GIVEN TASK
Take the line containing "Generate a LaTeX" as the first line and the line containing "(0,0) rectangle (1108,422);" as the last, and output that span verbatim without any images.

** BEGIN **

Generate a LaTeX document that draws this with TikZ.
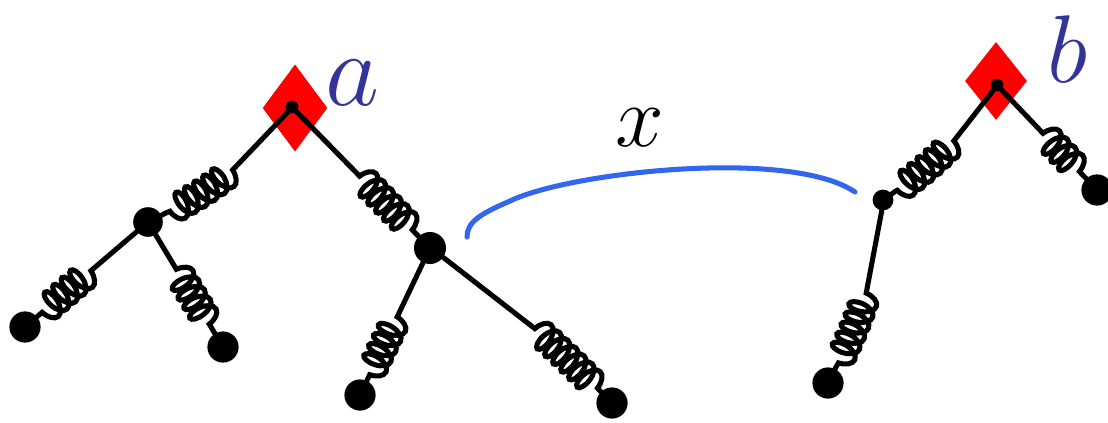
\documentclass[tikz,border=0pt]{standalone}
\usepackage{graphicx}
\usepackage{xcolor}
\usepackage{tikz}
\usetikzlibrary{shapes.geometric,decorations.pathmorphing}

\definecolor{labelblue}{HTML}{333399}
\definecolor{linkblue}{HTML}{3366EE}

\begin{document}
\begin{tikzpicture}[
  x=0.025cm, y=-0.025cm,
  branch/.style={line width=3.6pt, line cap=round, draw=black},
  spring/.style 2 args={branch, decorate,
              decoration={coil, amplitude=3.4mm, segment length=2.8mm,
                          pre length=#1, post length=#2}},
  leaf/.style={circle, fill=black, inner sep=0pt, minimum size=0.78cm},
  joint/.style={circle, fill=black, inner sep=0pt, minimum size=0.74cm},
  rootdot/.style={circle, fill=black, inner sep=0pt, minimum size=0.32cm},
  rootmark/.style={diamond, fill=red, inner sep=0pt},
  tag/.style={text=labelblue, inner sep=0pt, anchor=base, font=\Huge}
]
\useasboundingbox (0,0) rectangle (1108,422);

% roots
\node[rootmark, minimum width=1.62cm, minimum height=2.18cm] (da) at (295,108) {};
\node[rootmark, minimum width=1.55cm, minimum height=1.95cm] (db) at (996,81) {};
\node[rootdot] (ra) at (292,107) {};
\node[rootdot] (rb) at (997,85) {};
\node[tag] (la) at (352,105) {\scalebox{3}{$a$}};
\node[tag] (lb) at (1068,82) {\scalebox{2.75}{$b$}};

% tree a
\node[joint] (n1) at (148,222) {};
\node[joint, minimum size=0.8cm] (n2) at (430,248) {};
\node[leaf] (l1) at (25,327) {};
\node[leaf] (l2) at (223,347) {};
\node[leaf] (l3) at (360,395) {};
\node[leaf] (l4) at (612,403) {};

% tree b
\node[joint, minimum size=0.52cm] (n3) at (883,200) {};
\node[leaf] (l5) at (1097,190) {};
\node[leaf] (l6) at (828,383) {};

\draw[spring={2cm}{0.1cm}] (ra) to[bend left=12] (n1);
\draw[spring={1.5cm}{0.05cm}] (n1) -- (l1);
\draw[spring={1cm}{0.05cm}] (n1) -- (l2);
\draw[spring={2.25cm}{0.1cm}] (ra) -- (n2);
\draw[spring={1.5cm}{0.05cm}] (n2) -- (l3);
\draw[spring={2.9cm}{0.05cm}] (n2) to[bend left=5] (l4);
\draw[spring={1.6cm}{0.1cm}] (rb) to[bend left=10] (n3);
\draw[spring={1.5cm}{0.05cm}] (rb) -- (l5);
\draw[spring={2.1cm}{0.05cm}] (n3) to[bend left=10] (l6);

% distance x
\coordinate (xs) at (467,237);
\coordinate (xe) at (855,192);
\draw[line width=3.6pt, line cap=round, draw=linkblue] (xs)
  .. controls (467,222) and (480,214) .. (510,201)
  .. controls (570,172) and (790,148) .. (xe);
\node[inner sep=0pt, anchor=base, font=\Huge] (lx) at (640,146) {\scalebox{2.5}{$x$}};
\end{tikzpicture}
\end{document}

** END **
** BEGIN **

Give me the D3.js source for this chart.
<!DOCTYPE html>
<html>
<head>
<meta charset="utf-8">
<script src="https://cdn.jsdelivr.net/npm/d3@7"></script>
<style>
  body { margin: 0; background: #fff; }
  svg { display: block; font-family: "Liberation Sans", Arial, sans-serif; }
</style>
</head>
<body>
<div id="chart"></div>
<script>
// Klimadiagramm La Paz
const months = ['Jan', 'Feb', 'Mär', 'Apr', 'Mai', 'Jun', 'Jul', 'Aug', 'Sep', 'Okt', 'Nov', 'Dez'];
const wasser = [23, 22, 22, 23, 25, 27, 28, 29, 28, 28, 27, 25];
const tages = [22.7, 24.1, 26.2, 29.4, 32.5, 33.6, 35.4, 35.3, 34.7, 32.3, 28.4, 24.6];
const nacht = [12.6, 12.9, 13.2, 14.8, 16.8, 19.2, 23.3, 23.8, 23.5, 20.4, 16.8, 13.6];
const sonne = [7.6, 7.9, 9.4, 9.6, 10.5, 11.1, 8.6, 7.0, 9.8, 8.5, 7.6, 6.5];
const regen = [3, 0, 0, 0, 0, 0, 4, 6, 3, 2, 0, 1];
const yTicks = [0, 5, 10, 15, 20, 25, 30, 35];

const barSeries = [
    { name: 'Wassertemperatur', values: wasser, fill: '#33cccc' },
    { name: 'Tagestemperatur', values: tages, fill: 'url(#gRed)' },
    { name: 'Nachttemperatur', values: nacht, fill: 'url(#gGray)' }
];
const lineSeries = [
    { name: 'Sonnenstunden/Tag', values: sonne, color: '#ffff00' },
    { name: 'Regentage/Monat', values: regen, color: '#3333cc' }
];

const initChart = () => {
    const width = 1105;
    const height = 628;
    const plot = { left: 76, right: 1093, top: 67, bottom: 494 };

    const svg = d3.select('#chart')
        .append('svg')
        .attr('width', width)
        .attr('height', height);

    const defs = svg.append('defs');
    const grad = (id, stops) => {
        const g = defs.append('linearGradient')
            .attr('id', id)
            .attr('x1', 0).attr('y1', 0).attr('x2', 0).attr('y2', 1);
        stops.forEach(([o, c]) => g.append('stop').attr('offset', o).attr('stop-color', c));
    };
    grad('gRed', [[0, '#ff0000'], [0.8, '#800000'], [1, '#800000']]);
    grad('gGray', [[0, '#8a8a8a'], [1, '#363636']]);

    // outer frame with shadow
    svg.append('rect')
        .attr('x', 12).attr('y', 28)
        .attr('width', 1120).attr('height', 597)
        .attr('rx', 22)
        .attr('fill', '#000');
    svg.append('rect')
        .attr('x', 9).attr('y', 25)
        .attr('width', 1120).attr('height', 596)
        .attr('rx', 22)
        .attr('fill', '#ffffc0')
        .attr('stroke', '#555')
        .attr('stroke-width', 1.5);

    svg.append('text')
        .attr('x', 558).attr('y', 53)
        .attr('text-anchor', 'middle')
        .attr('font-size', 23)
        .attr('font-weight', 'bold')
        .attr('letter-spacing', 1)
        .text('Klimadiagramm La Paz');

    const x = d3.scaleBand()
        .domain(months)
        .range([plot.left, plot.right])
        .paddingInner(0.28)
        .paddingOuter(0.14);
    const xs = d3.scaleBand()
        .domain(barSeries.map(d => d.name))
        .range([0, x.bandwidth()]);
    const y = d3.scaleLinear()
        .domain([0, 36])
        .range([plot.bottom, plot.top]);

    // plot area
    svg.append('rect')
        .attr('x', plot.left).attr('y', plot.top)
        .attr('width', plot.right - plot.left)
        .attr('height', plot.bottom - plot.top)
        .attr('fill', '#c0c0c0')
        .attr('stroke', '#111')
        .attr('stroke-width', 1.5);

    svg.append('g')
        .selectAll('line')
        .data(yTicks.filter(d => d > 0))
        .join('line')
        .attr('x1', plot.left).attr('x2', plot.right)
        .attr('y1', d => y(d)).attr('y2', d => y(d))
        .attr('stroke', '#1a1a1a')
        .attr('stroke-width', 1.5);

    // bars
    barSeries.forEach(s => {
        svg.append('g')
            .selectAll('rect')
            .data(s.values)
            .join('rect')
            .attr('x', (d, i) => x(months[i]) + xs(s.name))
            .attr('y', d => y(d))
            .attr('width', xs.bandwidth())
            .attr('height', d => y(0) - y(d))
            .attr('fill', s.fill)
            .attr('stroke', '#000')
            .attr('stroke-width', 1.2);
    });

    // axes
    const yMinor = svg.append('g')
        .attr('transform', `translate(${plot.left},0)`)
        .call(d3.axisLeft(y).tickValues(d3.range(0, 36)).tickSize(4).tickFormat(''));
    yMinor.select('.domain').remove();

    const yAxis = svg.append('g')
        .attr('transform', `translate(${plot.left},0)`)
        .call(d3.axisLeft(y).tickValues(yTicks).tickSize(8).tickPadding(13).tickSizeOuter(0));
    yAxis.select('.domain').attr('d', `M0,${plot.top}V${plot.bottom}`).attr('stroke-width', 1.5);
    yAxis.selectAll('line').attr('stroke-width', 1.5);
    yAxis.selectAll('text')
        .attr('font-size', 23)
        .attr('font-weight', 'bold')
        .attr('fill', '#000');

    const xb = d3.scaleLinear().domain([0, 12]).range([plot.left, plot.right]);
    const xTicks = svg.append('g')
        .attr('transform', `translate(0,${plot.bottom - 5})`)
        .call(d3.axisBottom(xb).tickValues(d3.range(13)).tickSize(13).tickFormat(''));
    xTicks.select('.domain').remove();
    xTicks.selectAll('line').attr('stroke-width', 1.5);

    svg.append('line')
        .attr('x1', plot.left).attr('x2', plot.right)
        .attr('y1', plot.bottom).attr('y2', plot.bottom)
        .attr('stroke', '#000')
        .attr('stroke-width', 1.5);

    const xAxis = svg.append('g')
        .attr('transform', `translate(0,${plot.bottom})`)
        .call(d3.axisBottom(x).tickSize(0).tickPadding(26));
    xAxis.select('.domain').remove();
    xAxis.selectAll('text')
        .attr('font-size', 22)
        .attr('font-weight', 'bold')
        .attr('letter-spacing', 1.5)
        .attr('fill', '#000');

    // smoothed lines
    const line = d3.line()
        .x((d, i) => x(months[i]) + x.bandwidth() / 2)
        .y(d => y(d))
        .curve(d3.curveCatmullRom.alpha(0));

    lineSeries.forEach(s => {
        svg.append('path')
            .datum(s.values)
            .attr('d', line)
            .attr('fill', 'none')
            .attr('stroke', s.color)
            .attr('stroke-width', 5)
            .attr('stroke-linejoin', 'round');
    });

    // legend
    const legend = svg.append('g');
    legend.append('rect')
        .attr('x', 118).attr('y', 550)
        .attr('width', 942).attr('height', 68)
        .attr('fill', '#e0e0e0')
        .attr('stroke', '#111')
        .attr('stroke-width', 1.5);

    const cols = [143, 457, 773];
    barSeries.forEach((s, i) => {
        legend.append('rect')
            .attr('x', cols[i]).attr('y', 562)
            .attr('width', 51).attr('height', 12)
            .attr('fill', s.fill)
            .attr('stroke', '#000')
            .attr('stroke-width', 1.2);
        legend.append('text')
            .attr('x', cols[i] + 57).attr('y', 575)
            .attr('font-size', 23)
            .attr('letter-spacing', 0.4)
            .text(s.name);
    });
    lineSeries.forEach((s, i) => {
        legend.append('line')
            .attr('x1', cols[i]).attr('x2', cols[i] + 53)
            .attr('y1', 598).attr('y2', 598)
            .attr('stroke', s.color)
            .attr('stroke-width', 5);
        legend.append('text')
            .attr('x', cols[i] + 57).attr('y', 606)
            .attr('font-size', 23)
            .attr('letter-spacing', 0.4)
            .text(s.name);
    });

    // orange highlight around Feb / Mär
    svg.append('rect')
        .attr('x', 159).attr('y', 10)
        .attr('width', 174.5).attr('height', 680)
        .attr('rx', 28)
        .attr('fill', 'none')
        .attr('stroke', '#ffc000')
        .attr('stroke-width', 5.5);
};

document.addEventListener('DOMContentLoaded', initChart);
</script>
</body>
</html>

** END **

OUTPUT
Generate a LaTeX document that draws this with TikZ.
\documentclass[tikz,border=0pt]{standalone}
\usepackage{graphicx}
\usepackage{xcolor}
\usepackage{tikz}
\usetikzlibrary{shapes.geometric,decorations.pathmorphing}

\definecolor{labelblue}{HTML}{333399}
\definecolor{linkblue}{HTML}{3366EE}

\begin{document}
\begin{tikzpicture}[
  x=0.025cm, y=-0.025cm,
  branch/.style={line width=3.6pt, line cap=round, draw=black},
  spring/.style 2 args={branch, decorate,
              decoration={coil, amplitude=3.4mm, segment length=2.8mm,
                          pre length=#1, post length=#2}},
  leaf/.style={circle, fill=black, inner sep=0pt, minimum size=0.78cm},
  joint/.style={circle, fill=black, inner sep=0pt, minimum size=0.74cm},
  rootdot/.style={circle, fill=black, inner sep=0pt, minimum size=0.32cm},
  rootmark/.style={diamond, fill=red, inner sep=0pt},
  tag/.style={text=labelblue, inner sep=0pt, anchor=base, font=\Huge}
]
\useasboundingbox (0,0) rectangle (1108,422);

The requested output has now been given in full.